PROBLEM = Extract, in full, the lines below, beginning at the first and ending with the line that contains "XAxis, YAxis, CartesianGrid". Pictures do not belong in the copy.

+--

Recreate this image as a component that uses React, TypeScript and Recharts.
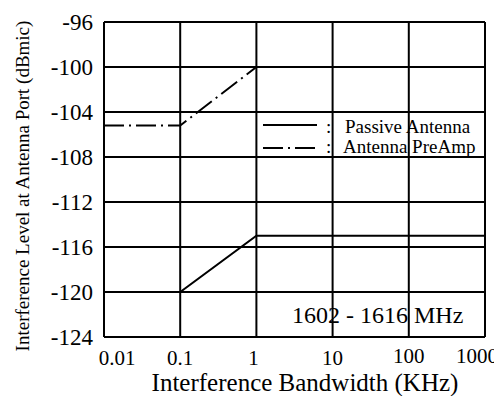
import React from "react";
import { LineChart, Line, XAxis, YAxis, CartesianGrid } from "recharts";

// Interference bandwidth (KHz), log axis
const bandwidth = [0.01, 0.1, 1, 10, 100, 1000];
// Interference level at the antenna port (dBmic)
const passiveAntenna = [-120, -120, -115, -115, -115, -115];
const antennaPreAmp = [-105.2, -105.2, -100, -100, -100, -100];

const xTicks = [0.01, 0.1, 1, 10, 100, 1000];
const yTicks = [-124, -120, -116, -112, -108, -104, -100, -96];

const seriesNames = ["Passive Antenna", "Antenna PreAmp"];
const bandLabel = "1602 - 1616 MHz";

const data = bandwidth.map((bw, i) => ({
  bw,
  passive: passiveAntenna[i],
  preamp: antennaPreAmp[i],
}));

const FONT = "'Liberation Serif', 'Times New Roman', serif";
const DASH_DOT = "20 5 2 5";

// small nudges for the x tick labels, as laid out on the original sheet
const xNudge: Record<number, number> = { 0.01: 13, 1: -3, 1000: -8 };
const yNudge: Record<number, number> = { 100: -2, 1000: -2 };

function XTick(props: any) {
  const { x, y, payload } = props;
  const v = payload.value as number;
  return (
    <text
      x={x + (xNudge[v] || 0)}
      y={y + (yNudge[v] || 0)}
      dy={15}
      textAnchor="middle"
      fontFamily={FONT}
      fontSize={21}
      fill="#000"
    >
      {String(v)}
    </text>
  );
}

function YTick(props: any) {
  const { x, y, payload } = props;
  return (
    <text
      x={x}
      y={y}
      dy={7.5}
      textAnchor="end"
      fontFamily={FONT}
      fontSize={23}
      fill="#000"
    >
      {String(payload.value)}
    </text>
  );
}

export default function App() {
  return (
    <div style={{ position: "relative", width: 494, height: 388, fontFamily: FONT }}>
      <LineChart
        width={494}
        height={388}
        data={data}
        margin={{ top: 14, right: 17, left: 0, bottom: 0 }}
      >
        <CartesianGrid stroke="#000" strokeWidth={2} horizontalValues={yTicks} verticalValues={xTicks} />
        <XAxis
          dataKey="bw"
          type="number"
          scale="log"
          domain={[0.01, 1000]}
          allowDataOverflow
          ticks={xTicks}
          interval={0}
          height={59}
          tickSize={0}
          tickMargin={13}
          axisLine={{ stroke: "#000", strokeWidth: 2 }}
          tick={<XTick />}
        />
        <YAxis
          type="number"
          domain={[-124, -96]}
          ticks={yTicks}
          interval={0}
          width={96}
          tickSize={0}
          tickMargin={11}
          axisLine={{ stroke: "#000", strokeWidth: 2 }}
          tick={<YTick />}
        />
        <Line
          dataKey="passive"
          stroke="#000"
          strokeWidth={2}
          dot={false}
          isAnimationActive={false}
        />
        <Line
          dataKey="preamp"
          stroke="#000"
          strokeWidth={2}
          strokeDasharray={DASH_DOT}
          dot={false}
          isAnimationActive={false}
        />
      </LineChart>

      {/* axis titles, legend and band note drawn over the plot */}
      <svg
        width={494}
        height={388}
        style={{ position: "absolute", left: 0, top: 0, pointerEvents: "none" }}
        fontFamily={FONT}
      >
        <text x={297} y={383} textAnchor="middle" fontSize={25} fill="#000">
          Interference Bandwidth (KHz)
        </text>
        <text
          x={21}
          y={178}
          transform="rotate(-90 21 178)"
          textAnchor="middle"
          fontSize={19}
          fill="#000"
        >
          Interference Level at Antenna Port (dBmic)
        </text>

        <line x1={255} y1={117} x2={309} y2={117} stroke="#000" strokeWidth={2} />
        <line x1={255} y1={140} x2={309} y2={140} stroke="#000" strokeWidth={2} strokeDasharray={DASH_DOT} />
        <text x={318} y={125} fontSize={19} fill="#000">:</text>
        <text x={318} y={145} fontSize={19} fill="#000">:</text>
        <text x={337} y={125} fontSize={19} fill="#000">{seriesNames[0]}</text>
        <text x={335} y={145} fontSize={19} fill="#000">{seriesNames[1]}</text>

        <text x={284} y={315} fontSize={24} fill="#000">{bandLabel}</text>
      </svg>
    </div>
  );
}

+--

THE OUTPUT =
Recreate this image as a component that uses React, TypeScript and Recharts.
import React from "react";
import { LineChart, Line, XAxis, YAxis, CartesianGrid } from "recharts";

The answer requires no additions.